Extract: Random House has posted an excerpt from the audio-book here. In my estimation, the writing style here in terms of vocabulary and sentence structure is not all that difficult with only occasional unfamiliar words popping up. (Quick, can *you* define "velleity" and use it in a sentence? I couldn't. Google defines it this way.) It is the narrative style that makes the book challenging.

Also Relevant: The book group at the library hated it, by and large. Of the seven brave souls who came out last night, only one of them had actually made it through the whole book; everyone else gave up at some point in the first third of the book. Now this is quite unusual for the regulars in this group. Most of the time, as participants, they show up having read the full text even if they don't like it. Of the seven, only one had finished it and actually said she had liked it. The others looked at me with expressions that conveyed a muted sense of bewilderment at and dislike of my selection.

The formal reviews that I could find (a normal part of the way I prepare for a book discussion) were mixed. The Christian Science Monitor said it "combines satisfyingly intricate puzzles with plenty of bite and some musings about the nature of the law" but did acknowledge that the resolution might have been a shade too tidy for realism.

What makes this book satisfying on one level is that the lawyers figure out "whodunnit" without resorting to unlikely detecting activities.

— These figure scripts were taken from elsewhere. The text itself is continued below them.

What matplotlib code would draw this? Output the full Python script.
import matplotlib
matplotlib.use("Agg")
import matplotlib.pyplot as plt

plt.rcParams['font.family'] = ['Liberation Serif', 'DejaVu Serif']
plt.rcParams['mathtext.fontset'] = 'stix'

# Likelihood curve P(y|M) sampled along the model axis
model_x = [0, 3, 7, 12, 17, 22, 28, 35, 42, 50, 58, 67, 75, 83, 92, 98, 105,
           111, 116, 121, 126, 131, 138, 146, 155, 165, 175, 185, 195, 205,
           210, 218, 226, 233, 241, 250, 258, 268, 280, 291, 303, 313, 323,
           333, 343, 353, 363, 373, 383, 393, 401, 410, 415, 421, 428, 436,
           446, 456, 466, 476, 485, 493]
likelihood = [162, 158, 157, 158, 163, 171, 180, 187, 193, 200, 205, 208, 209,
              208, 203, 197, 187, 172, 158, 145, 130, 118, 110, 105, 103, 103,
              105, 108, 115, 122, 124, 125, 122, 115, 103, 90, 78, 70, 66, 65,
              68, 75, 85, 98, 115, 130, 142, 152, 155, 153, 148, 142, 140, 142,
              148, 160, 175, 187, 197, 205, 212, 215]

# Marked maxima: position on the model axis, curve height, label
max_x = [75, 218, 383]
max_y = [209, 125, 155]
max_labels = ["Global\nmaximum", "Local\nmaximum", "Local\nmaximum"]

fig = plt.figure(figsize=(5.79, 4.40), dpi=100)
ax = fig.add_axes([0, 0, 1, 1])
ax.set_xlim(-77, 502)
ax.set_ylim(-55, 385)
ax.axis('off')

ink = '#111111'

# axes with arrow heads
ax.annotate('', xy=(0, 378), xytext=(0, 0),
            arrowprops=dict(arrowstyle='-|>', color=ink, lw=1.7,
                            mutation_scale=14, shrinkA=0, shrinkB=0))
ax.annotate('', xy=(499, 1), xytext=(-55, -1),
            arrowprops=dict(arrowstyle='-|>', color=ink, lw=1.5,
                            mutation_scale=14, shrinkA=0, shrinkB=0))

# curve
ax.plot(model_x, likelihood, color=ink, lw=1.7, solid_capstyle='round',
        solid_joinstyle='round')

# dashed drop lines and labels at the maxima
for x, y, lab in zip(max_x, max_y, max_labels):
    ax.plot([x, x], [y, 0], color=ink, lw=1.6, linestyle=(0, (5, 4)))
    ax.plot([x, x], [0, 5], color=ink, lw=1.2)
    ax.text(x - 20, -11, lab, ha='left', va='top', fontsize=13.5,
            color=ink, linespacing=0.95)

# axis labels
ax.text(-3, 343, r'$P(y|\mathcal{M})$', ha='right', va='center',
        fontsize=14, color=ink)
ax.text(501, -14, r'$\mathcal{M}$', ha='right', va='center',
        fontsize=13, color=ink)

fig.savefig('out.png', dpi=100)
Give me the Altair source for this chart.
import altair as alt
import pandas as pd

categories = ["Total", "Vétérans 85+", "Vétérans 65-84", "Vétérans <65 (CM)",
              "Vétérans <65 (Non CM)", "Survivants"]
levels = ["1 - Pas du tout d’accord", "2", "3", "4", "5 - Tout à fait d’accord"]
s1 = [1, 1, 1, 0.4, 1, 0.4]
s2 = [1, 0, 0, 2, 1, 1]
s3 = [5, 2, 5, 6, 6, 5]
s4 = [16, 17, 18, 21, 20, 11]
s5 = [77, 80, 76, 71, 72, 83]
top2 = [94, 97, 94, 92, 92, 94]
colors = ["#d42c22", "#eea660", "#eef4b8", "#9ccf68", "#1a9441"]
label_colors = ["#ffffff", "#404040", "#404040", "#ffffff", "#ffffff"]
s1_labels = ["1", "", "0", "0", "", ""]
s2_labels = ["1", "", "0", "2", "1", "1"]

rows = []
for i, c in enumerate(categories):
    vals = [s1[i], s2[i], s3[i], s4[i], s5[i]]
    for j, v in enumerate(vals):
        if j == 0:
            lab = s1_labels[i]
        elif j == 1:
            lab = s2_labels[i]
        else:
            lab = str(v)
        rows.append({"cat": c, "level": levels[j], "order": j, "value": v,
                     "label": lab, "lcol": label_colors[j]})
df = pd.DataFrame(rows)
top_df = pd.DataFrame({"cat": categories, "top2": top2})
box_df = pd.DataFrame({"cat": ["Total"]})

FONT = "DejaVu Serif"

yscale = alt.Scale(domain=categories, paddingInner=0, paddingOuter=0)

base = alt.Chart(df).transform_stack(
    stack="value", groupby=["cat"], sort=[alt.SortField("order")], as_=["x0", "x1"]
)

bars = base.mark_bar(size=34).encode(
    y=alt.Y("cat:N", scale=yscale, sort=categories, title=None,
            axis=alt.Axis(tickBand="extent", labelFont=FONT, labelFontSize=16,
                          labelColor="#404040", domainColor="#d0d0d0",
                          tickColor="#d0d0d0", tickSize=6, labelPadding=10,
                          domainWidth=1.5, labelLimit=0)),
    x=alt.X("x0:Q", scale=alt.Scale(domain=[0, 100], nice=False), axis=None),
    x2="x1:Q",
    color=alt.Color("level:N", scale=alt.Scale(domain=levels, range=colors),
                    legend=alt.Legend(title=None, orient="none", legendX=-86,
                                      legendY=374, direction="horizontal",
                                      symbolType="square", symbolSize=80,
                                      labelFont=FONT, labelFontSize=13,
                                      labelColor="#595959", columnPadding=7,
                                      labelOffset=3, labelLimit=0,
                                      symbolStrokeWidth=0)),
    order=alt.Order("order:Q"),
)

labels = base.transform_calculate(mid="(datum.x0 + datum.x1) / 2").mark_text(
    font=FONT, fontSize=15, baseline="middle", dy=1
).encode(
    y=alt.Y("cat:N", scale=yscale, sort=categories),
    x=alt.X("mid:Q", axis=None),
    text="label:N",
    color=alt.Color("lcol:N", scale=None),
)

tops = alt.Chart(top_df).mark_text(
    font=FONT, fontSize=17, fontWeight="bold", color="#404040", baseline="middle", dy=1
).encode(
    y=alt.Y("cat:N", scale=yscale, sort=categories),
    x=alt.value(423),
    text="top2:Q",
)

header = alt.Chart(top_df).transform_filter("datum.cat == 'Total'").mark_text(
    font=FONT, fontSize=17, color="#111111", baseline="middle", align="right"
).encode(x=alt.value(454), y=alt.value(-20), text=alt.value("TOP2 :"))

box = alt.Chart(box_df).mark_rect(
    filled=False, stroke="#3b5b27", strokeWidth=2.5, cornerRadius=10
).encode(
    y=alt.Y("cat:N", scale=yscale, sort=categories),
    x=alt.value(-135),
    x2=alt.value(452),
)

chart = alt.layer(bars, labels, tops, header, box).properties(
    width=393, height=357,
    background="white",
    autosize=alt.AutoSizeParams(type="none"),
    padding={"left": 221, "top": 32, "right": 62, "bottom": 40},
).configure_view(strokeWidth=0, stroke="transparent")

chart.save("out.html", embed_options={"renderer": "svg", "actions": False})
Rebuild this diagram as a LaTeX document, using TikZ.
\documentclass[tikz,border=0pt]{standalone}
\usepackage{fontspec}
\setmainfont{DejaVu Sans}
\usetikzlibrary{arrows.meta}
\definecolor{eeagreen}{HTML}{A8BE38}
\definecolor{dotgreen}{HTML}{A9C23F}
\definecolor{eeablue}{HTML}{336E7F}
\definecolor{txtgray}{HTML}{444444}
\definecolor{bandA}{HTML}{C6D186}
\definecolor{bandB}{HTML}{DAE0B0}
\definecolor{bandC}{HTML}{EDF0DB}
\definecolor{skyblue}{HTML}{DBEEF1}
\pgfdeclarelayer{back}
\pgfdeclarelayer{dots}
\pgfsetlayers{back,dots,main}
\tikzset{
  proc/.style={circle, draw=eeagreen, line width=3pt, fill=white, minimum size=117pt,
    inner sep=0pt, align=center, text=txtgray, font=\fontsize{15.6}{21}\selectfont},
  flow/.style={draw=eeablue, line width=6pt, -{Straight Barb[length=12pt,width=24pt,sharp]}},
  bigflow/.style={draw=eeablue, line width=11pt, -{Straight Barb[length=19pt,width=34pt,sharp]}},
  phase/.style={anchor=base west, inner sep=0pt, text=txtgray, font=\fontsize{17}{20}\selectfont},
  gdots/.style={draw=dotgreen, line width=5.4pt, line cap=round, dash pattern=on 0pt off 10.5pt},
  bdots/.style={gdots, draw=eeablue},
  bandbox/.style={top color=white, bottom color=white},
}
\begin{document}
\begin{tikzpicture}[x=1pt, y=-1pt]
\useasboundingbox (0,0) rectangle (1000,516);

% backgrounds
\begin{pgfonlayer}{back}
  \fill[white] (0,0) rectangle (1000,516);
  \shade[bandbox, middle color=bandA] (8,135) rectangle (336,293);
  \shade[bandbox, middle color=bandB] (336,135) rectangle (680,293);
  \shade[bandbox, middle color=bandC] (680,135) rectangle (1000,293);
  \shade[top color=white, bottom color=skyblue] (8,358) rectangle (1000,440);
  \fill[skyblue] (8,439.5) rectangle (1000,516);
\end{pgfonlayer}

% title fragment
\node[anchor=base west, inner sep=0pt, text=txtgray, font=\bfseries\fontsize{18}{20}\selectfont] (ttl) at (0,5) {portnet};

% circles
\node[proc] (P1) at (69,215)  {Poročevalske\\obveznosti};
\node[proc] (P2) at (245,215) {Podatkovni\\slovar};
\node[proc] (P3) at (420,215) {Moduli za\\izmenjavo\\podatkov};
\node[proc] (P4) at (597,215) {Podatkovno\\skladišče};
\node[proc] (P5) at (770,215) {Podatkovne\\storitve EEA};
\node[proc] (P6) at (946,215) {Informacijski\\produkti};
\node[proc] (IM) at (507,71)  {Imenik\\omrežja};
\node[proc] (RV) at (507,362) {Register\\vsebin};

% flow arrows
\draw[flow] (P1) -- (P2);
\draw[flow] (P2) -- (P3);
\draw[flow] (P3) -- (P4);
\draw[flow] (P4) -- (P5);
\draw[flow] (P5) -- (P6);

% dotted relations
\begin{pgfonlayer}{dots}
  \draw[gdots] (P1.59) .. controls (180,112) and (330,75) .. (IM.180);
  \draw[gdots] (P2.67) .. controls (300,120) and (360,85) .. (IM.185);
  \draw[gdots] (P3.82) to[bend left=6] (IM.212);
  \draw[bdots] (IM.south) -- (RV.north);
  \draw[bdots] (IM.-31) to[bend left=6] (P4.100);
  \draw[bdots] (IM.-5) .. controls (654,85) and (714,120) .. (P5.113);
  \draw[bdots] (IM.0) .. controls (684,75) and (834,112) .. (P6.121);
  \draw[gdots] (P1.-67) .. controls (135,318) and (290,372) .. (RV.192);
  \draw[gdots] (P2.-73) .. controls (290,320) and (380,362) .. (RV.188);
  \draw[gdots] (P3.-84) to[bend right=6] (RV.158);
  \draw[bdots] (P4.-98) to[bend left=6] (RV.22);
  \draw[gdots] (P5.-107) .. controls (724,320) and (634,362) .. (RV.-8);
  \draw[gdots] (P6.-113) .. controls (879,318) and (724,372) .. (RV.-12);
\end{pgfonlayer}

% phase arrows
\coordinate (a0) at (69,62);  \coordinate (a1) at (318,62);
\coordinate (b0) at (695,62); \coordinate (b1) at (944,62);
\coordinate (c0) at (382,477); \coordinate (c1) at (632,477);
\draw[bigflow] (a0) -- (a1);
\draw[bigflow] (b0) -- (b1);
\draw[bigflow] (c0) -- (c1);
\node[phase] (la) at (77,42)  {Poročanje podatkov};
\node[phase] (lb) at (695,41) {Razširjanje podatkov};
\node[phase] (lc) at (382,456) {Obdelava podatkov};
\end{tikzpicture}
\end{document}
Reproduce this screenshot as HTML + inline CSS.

Lawyers deal with paper and these lawyers resolve their cases using the paper trail engendered by legal activity. One case is resolved according to the spirit of the law and the other through the use of the letter of the law.

The author's aim, as indicated here at Findlaw, was to provide potential law students with a better understanding of the practice of law as exercised by professionals in a variety of roles. Assuming that he succeeded in his own estimation, I can read Shadow and use it as a gauge to determine whether I would enjoy the law as a profession. Frankly, I wouldn't like the environment, as portrayed by Roosevelt, but I certainly know more about the practice of the profession now than I knew before I read the book. I can even make a guess as to why my older sister *does* enjoy her chosen profession rather than making a face and muttering "because she is just that sort..."

I also think the character development in the novel is fairly strong. You believe in these people; they're not stereotypes. There is the drawback that only one or two are even faintly sympathetic, but they are delineated well and have idiosyncratic aspects. Having said that, his naming conventions bothered me initially in that the names Walker and Wallace are too similar. The eye processes W-A-L fairly quickly, but the next letter is either a lowercase "l" or "k" and that slows the identification process by the reader down. (Personally, I wish authors would think about that as they're writing, but I've read enough interviews to know that the creative process for many doesn't allow that.) But that is clearly nit-picking.

Personally, I still think it was a worthwhile read. It was not a great book, but it was an interesting one.